Закат Европы. Очерки морфологии мировой истории, страница 14

Вот чего недостает западному мыслителю и чего как раз ему-то и не должно было недоставать: прозрения в исторически относительный характер собственных выводов, которые и сами являются выражением одного-единственного, и только этого одного, существования; знания необходимых границ их значимости; убеждения, что его "непреложные истины" и "вечные достижения" истинны только для него и вечны в его аспекте мира и что долг его -- искать за ними истины, с такою же уверенностью высказанные человеком других культур. Это требуется для полноты любой философии будущего. Это и значит понимать язык форм истории, живого мира. Здесь нет ничего постоянного и всеобщего. Пусть же не говорят впредь о формах мышления вообще, принципе трагического вообще, задаче государства вообще. Общеобязательность есть всегда лишь ложное заключение от себя к другим.

Гораздо более сомнительной становится картина, когда мы обращаемся к мыслителям западноевропейской современности, начиная с Шопенгауэра, -- там, где центр тяжести философствования смещается с абстрактно-систематического в практически-этическое и вместо проблемы познания наступает проблема жизни (воли к жизни, к власти, к действию). Здесь рассмотрению подвергается уже не идеальная абстракция "человек", как у Канта, но действительный человек, который в историческое время обитает на земной по-верхности в качестве первобытного или культурного существа, принадлежащего к определенной народности и то что структура высших понятий определяется все еще схемой "Древний мир -- Средние века -- Новое время" и связанной с нею локализацией, выглядит просто бессмысленным. Но ситуация именно такова.

Рассмотрим исторический горизонт Ницше. Его понятия декаданса, нигилизма, переоценки всех ценностей, воли к власти, глубоко коренящиеся в сущности западной цивилизации и играющие прямо-таки решающую роль в ее анализе -- что же лежало в их основе?
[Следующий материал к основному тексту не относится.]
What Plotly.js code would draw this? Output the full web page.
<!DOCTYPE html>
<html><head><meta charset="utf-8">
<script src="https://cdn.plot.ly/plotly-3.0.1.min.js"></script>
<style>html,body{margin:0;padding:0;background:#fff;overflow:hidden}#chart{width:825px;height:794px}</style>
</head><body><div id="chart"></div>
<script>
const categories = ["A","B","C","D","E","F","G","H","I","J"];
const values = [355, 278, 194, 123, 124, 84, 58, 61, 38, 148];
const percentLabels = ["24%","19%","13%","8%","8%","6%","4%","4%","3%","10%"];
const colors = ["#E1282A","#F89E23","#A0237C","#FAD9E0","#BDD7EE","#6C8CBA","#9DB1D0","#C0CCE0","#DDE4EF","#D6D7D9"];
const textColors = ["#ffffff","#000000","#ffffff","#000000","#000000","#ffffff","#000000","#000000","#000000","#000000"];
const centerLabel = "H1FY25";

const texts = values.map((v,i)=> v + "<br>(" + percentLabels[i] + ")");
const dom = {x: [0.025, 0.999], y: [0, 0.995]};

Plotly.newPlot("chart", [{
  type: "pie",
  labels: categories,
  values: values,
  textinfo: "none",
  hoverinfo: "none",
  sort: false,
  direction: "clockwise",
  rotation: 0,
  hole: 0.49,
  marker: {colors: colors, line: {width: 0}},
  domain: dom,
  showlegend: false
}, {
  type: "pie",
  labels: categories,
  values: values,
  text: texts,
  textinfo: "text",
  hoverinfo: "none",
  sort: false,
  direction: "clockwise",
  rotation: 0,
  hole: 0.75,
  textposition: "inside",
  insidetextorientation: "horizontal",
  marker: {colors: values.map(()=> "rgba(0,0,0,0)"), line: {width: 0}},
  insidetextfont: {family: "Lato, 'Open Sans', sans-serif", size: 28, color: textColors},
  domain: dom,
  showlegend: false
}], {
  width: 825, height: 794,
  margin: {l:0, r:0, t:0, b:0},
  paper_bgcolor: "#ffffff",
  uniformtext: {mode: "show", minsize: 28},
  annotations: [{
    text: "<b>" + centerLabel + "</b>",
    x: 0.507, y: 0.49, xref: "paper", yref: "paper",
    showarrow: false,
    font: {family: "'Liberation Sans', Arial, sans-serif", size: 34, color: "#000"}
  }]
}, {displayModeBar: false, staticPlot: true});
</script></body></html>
Римляне и греки, Ренессанс и европейская современность, включая мимолетный взгляд со стороны на (непонятую) индийскую философию, короче: Древний мир -- Средние века -- Новое время. Этих границ он, строго говоря, никогда не переступал, как не переступали их и прочие современные ему мыслители.

Но в каком же отношении находится его понятие дионисического к внутренней жизни высокоцивилизованных китайцев эпохи Конфуция или какого-нибудь современного американца? Что значит тип сверхчеловека -- для мира ислама? Или что должны означать понятия "природа" и "дух", "языческое" и "христианское", "античное" и "современное" в качестве формообразующих антитез для душевной стихии индуса и русского? Что общего у Толстого, из самой глубины своей человечности отвергающего весь идейный мир Запада как нечто чуждое и далекое, со "Средними веками", с Данте, с Лютером; что общего у какого-нибудь японца с Парсифалем и Заратустрой, у какого-нибудь индуса с Софоклом? А разве просторнее мир идей Шопенгауэра, Конта, Фейербаха, Геббеля, Стриндберга? Разве их психология в целом, вопреки всем видам на мировую значимость, не очерчена рамками чисто западного значения? Какое комичное впечатление произведут женские проблемы у Ибсена, равным образом притязающие на внимание всего "человечества", если вместо знаменитой Норы, северо-западноевропейской дамы большого города, кругозор которой соответствует примерно квартплате от 2000 до 6000 марок и протестантскому воспитанию, вывести на сцену жену Цезаря, мадам де Севинье, какую-нибудь японку или тирольскую крестьянку? Но сам Ибсен обладает кругозором столичного среднего класса вчерашнего и сегодняшнего дня. Его конфликты, душевные предпосылки которых относятся приблизительно к 1850 году и едва ли переживут 1950-й, не имеют ничего общего с конфликтами как высшего света, так и низших слоев населения, не говоря уже о городах с неевропейским населением.